Le problème reste la composition des comités de rémunération. Là effectivement siègent souvent les mêmes profils de hauts dirigeants ou d’anciens hauts dirigeants. Et aucun d’eux n’a intérêt à ce qu’on ramène les rémunérations patronales à des niveaux acceptables. Pour un PDG du CAC40 on est aux alentours de 5 millions d’euros par an. La recommandation du code Afep Medef qui consiste à faire siéger un administrateur salarié dans ces comités de rémunération, n’est pas toujours appliquée. Cela nous semble pourtant une bonne idée. Il faut diversifier la composition de ces comités de rémunération.

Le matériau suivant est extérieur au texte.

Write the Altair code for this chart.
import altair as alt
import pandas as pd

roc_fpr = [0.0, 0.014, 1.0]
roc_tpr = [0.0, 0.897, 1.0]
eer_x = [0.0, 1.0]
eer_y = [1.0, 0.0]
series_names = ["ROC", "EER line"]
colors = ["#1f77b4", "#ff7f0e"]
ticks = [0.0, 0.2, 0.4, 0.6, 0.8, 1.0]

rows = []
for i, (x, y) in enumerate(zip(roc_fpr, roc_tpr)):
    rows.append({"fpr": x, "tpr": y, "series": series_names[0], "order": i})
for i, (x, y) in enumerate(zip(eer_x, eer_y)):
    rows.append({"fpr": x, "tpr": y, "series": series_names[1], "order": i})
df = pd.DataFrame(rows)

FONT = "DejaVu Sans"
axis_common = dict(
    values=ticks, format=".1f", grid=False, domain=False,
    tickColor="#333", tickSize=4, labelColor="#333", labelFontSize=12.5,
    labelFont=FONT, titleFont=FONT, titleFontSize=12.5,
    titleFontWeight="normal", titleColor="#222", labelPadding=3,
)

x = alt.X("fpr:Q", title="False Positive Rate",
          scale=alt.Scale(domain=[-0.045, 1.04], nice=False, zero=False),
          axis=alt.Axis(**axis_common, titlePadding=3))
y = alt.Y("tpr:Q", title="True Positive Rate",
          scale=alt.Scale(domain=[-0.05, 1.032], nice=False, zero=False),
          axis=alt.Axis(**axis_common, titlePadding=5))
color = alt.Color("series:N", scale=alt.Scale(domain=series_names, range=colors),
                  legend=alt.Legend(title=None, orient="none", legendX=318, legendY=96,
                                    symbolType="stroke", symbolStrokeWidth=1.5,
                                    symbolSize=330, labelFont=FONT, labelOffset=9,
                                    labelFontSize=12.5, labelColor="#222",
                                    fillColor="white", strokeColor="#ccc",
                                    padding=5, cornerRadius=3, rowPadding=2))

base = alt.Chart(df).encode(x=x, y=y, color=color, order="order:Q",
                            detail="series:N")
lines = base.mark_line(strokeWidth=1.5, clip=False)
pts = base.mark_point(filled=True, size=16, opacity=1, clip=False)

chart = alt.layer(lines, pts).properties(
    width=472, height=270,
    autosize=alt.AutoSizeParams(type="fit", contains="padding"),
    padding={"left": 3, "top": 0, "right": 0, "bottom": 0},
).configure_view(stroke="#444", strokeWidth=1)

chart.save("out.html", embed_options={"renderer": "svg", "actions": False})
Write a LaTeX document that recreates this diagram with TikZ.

« Il y a beaucoup d’engagement sur ces sujets , à l’étranger notamment, chez Shell ou Statoil, des résolutions ont été déposées par des actionnaires en AG. Nous les avons soutenues. »
Les investisseurs sont-ils sensibles aux sujets qui concernent l’environnement et les droits de l’homme ?
La loi de transition énergétique a introduit un article 173 qui oblige les investisseurs à s’engager pour limiter les conséquences du changement climatique. Il y a beaucoup d’engagement sur ce sujet , à l’étranger notamment, chez Shell ou Statoil, des résolutions ont été déposées par des actionnaires en AG. Nous les avons soutenu.
En France, Phitrust Active Investors, que nous conseillons, a déposé des questions écrites, dans toutes les AG du CAC40 pour inciter les entreprises à adhérer aux « Science based targets »². Les investisseurs qui sont derrière ces demandes, souhaitent que les entreprises s’engagent individuellement à définir des grands objectifs de réduction de CO2 qui soient alignés avec les accords de Paris. C’est très difficile à établir mais cette initiative s’y attache. Et de plus en plus d’entreprises se prêtent au jeu de manière volontaire ou acceptent, sous la pression des actionnaires, de faire évoluer leurs comportements.
¹ En partenariat avec LaBourseetlavie.com
² Les « Science based targets » sont censés vérifient scientifiquement que les engagement climatiques des entreprises, sont alignés avec l’objectif général de 2 % de réduction de CO2 inscrits dans les accords de Paris.